Another strange error I am noticing is that the model randomly hallucinates if API is invoked more than 40 times in succession. Even adding the instruction “Restrict to the input text provided and do not add any outside knowledge” doesn’t work.
I have tried to use gpt-3.5-turbo-0613 specifically and yet the above variations and issues keep occurring.
Any suggestions on what is happening and how to rectify this are appreciated.
Yes, the AI has been hit and hit again with quality degradation, especially for following an API user’s system programming. gpt-3.5-turbo-0301, which dramatically demonstrated the difference, also was recently slapped with changes.
Then they say “these are snapshots” when they are not. The only way a corporate-type can call their newest AI “improved” is to gaslight those who would run benchmarks against the current offerings instead of what they obtained earlier.
You can try gpt-3.5-turbo-1106, that’s the only other function call model, unless you follow the desired course of upgrading the rate your account is emptied by 15x by going to GPT-4, their desired path.
Another technique I have yet to give a name or paper for is “auto corrective iteration” or something like that.
Take the first answer, prompt the AI "[our system has automatically flagged the provided answer as unsatisfactory or deviating from the parameters or system programming instruction. Paying higher attention, provide a new response directly to the user of higher quality. Do not refer to this iteration or the correction, only provide the high-quality response to the user.]
I assumed you meant I should append original prompt and answer with this message and then get the response back. Unfortunately, the 2nd response also was a wrong output.
I tried the same in the ChatGPT UI (3.5 version) also. There also it made these mistakes and when I ask it to explain its answer, it starts with “I apologize for the oversight…”. However, the same does not work well in API as the 2nd output is quite dynamic and doesn’t follow the structure I want it to.
I tried including a Quality Check condition in the initial prompt itself where I asked it to review its generated output before returning the output but that doesn’t work either and it continues to make the same mistake over and over.

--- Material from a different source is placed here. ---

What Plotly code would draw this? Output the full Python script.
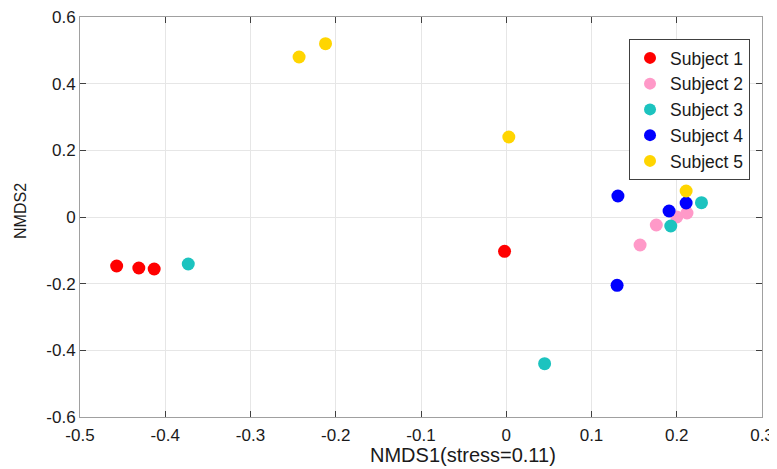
import plotly.graph_objects as go

subjects = ["Subject 1", "Subject 2", "Subject 3", "Subject 4", "Subject 5"]
colors = ["#FF0000", "#FF99C8", "#1CC3BF", "#0000FF", "#FFD500"]
x_vals = [
    [-0.457, -0.431, -0.413, -0.002],
    [0.157, 0.176, 0.200, 0.212],
    [-0.373, 0.045, 0.193, 0.229],
    [0.131, 0.130, 0.191, 0.211],
    [-0.243, -0.212, 0.003, 0.211],
]
y_vals = [
    [-0.147, -0.153, -0.156, -0.103],
    [-0.084, -0.024, 0.000, 0.012],
    [-0.141, -0.440, -0.027, 0.043],
    [0.063, -0.205, 0.018, 0.042],
    [0.480, 0.520, 0.240, 0.078],
]
x_ticks = [-0.5, -0.4, -0.3, -0.2, -0.1, 0, 0.1, 0.2, 0.3]
x_ticktext = ["-0.5", "-0.4", "-0.3", "-0.2", "-0.1", "0", "0.1", "0.2", "0.3"]
y_ticks = [-0.6, -0.4, -0.2, 0, 0.2, 0.4, 0.6]
y_ticktext = ["-0.6", "-0.4", "-0.2", "0", "0.2", "0.4", "0.6"]
x_title = "NMDS1(stress=0.11)"
y_title = "NMDS2"

fig = go.Figure()
for name, c, xs, ys in zip(subjects, colors, x_vals, y_vals):
    fig.add_trace(go.Scatter(x=xs, y=ys, mode="markers", name=name,
                             marker=dict(color=c, size=13, line=dict(width=0))))

font = "Liberation Sans, Arial, sans-serif"
axis_common = dict(
    showgrid=True, gridcolor="#E6E6E6", gridwidth=1, automargin=False,
    zeroline=False, showline=True, linecolor="#A0A0A0", linewidth=1,
    mirror="ticks", ticks="inside", ticklen=6, tickcolor="#404040",
    ticklabeloverflow="allow",
    tickfont=dict(family=font, size=17, color="#1a1a1a"),
)
fig.update_layout(
    width=777, height=469,
    paper_bgcolor="white", plot_bgcolor="white",
    margin=dict(l=72, r=23, t=9, b=60),
    font=dict(family=font, color="#1a1a1a"),
    xaxis=dict(range=[-0.5, 0.3], tickvals=x_ticks, ticktext=x_ticktext,
               ticklabelstandoff=3, **axis_common),
    yaxis=dict(range=[-0.6, 0.6], tickvals=y_ticks, ticktext=y_ticktext,
               **axis_common),
    legend=dict(x=0.805, y=0.945, xanchor="left", yanchor="top",
                bgcolor="white", bordercolor="#404040", borderwidth=1,
                font=dict(family=font, size=17.5, color="#1a1a1a"),
                itemsizing="constant", itemwidth=30, tracegroupgap=0),
    showlegend=True,
    annotations=[
        dict(text=x_title, xref="paper", yref="paper", x=0.5616, y=-0.095,
             xanchor="center", yanchor="middle", showarrow=False,
             font=dict(family=font, size=20, color="#1a1a1a")),
        dict(text=y_title, xref="paper", yref="paper", x=-0.088, y=0.515,
             xanchor="center", yanchor="middle", showarrow=False, textangle=-90,
             font=dict(family=font, size=16, color="#1a1a1a")),
    ],
)
fig.write_html("out.html")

Its hard to give examples verbatim. However the prompt I am trying is to extract certain entity names from the input text. It works well initially but after certain iterations, say 40 (not sure of the exact count), it starts giving made-up entity names which are not in the text. I have explicitly instructed in the prompt to not use any outside knowledge and to restrict to the input only. Yet these strange issues are happening.